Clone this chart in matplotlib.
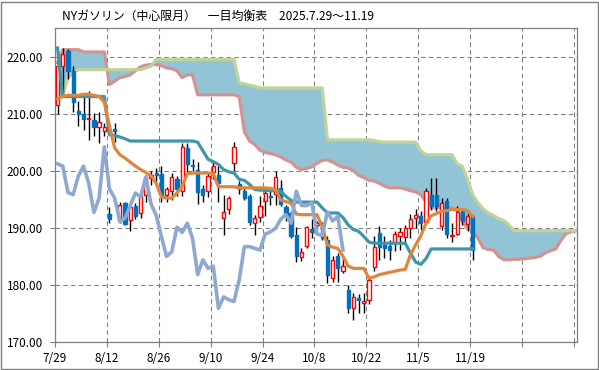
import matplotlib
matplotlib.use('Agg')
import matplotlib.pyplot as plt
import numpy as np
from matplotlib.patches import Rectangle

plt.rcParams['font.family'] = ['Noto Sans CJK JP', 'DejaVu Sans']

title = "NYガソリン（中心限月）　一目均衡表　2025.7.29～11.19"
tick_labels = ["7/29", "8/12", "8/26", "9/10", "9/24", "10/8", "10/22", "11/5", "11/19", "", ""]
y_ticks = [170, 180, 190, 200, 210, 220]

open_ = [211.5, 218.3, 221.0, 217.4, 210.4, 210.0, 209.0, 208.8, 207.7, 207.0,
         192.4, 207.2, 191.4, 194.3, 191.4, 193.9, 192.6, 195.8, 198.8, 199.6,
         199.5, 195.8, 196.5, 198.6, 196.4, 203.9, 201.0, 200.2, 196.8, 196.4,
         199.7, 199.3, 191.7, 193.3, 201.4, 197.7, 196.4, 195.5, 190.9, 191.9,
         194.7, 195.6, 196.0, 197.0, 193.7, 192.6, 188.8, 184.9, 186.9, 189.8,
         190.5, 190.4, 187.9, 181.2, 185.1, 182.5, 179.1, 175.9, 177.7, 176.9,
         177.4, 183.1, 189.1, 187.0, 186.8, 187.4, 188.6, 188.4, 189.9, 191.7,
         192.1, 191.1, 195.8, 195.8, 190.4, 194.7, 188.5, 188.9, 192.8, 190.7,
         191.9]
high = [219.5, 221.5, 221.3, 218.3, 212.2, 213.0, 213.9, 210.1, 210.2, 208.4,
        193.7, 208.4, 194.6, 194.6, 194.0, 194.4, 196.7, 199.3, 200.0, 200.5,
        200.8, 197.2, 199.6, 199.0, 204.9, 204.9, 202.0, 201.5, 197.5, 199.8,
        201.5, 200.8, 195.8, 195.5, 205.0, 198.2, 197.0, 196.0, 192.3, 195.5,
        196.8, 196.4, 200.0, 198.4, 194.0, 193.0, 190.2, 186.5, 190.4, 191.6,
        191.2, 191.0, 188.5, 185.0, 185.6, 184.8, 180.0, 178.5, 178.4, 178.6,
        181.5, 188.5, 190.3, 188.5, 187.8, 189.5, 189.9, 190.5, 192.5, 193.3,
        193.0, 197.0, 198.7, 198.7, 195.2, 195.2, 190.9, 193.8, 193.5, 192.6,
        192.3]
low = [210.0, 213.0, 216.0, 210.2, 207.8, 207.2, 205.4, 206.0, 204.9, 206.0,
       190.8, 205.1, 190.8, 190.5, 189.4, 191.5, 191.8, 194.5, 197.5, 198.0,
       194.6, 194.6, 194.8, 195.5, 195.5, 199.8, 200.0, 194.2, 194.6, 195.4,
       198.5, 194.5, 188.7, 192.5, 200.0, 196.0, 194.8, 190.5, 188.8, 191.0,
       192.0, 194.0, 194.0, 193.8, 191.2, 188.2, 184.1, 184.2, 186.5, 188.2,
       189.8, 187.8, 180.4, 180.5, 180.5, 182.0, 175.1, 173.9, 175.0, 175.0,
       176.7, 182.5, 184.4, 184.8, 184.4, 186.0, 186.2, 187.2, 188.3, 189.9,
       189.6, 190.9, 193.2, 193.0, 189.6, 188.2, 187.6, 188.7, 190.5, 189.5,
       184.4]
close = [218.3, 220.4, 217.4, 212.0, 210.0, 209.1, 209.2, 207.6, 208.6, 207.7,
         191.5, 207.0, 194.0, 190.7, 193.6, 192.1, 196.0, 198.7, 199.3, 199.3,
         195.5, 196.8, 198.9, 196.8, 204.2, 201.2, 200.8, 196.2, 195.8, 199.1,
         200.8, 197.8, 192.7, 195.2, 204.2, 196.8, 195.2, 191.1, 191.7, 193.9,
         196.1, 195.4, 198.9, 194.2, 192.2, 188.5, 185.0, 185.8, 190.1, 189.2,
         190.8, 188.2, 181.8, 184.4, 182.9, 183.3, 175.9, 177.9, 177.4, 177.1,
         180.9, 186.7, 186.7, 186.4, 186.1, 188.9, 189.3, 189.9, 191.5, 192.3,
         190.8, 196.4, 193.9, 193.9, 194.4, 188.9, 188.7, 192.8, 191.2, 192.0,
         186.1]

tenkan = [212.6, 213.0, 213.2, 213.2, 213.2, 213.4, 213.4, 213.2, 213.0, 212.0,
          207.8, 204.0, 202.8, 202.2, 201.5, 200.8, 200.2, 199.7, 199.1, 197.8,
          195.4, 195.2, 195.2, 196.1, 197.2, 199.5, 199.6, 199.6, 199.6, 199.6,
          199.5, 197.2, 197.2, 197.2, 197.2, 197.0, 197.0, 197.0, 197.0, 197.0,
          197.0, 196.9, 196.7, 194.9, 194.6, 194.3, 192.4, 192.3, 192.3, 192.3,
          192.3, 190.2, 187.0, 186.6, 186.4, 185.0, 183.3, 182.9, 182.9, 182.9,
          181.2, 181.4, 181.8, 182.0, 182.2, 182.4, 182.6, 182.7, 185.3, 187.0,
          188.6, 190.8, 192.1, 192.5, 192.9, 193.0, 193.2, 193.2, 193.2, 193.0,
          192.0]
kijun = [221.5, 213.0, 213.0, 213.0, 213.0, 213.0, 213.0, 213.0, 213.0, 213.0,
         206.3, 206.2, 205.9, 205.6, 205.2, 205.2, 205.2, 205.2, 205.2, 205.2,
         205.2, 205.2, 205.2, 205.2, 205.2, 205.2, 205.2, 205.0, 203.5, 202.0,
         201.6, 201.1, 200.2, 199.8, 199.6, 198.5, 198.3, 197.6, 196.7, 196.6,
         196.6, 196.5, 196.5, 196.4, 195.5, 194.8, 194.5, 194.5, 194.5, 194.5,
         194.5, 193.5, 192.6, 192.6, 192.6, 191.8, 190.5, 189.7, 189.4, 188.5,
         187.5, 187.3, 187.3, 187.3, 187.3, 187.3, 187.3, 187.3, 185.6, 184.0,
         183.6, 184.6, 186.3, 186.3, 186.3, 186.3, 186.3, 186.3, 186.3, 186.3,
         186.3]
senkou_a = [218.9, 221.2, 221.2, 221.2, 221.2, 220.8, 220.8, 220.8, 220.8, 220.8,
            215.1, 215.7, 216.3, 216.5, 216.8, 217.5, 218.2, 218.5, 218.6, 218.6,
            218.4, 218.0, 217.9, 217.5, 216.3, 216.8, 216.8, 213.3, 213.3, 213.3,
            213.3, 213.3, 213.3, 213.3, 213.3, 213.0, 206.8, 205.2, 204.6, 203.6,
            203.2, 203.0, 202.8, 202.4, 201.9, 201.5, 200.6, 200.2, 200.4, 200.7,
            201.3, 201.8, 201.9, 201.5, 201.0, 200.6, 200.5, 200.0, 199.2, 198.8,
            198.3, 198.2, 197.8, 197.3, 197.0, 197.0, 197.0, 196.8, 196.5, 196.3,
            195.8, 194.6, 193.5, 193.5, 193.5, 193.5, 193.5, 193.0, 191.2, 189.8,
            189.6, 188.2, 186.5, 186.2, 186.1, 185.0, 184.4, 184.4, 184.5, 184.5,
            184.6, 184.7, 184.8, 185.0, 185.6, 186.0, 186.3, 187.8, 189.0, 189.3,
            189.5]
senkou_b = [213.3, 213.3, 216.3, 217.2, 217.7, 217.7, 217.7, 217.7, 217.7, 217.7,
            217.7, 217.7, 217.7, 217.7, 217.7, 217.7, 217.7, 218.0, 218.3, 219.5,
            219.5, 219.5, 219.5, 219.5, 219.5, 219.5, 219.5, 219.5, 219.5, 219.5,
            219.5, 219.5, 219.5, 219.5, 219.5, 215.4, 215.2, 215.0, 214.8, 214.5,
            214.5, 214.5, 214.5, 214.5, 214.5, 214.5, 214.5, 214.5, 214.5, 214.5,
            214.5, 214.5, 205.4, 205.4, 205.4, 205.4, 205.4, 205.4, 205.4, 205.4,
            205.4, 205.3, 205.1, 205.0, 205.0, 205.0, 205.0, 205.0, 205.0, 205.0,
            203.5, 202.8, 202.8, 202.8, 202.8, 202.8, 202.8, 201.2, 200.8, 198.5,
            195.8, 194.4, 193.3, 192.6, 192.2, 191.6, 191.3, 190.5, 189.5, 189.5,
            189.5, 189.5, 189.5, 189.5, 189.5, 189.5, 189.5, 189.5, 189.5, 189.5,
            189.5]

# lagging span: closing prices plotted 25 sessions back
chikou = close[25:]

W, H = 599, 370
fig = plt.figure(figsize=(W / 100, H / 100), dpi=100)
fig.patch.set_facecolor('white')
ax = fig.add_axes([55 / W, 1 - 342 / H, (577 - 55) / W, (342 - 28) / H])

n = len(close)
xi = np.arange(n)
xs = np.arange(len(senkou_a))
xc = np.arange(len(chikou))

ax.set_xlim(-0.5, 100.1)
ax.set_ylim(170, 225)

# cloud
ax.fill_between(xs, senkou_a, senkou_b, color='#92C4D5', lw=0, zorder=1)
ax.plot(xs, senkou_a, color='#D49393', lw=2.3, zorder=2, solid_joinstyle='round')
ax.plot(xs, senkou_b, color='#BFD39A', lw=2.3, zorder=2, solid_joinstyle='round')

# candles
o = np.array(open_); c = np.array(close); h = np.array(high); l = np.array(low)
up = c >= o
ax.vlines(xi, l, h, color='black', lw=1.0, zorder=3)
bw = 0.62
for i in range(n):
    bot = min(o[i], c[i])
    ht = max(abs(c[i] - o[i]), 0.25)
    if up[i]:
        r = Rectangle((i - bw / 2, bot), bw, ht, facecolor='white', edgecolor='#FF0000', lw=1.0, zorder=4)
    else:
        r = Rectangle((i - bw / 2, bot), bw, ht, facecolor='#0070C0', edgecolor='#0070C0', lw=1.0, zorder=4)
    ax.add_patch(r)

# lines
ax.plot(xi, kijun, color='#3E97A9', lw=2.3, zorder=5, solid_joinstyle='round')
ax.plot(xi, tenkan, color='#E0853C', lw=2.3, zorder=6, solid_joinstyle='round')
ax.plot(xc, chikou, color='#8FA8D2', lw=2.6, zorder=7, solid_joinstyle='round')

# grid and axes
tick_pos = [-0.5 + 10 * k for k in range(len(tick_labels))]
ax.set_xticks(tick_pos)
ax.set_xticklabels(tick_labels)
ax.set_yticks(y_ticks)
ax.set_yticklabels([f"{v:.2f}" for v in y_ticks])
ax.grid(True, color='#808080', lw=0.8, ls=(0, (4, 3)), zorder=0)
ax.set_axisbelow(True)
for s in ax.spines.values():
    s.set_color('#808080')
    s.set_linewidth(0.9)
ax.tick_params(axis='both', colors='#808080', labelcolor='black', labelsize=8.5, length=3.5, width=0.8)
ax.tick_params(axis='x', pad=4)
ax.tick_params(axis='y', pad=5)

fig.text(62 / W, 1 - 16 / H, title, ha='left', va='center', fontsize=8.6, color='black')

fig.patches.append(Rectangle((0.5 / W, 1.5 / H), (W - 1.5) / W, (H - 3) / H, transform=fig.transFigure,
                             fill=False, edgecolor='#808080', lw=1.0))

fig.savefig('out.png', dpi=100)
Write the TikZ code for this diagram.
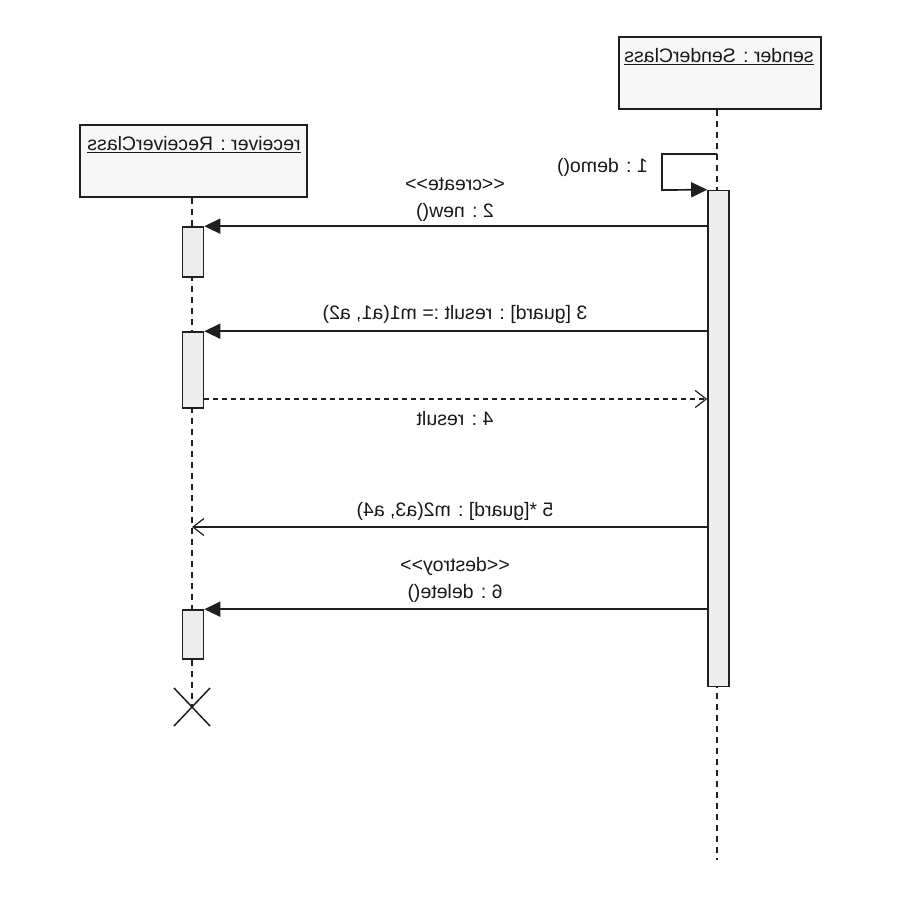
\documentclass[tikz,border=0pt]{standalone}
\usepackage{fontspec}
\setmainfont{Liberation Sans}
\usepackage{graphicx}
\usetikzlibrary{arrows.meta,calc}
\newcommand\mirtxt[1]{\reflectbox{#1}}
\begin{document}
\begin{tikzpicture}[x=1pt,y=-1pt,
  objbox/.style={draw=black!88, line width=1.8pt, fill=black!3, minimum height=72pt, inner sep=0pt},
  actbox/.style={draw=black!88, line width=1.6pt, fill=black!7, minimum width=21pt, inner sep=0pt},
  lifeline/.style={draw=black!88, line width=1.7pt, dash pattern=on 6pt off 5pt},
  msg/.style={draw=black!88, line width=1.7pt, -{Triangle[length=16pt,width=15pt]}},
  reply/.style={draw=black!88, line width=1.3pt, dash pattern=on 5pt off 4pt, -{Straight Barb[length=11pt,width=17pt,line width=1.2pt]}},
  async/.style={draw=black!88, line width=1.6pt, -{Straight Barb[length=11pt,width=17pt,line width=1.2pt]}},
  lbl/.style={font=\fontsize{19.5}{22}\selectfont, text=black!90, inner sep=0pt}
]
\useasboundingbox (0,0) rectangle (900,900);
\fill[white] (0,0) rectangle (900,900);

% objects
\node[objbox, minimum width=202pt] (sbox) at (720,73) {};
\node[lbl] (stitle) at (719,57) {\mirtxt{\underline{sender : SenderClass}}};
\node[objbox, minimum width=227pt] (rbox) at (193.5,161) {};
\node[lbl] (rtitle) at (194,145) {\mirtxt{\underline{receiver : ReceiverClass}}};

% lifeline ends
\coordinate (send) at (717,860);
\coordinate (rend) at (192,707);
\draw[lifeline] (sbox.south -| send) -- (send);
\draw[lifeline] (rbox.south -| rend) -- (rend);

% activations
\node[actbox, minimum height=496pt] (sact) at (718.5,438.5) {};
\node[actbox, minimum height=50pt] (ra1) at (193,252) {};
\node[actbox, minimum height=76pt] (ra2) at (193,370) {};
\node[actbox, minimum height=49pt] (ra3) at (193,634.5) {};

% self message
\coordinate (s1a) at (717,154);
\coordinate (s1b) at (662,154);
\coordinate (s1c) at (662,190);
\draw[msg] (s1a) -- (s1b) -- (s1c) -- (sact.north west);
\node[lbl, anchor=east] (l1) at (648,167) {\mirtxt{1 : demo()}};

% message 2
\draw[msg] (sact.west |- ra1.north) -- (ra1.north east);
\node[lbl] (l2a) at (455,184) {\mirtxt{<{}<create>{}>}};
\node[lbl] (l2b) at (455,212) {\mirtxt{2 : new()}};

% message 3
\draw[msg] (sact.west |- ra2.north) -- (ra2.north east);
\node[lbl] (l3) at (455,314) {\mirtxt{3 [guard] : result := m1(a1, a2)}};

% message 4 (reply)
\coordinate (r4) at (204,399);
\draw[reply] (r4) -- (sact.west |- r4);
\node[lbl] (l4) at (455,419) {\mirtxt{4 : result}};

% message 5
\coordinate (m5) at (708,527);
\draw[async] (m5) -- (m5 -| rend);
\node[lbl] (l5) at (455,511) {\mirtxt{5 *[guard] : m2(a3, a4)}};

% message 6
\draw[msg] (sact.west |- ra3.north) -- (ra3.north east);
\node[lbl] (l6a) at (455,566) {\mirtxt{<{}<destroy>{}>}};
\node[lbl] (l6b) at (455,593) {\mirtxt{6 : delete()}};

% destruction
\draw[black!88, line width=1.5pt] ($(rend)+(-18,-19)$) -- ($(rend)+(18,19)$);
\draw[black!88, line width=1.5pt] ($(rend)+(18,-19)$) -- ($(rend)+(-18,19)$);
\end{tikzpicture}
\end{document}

|---|

From the first line of the material down to the line containing "plt.rcParams['font.family'] = ['Noto", inclusive, return each line exactly, skipping any picture.

Clone this chart in matplotlib.
import matplotlib
matplotlib.use('Agg')
import matplotlib.pyplot as plt
import numpy as np
from matplotlib.patches import Rectangle

plt.rcParams['font.family'] = ['Noto Sans CJK JP', 'DejaVu Sans']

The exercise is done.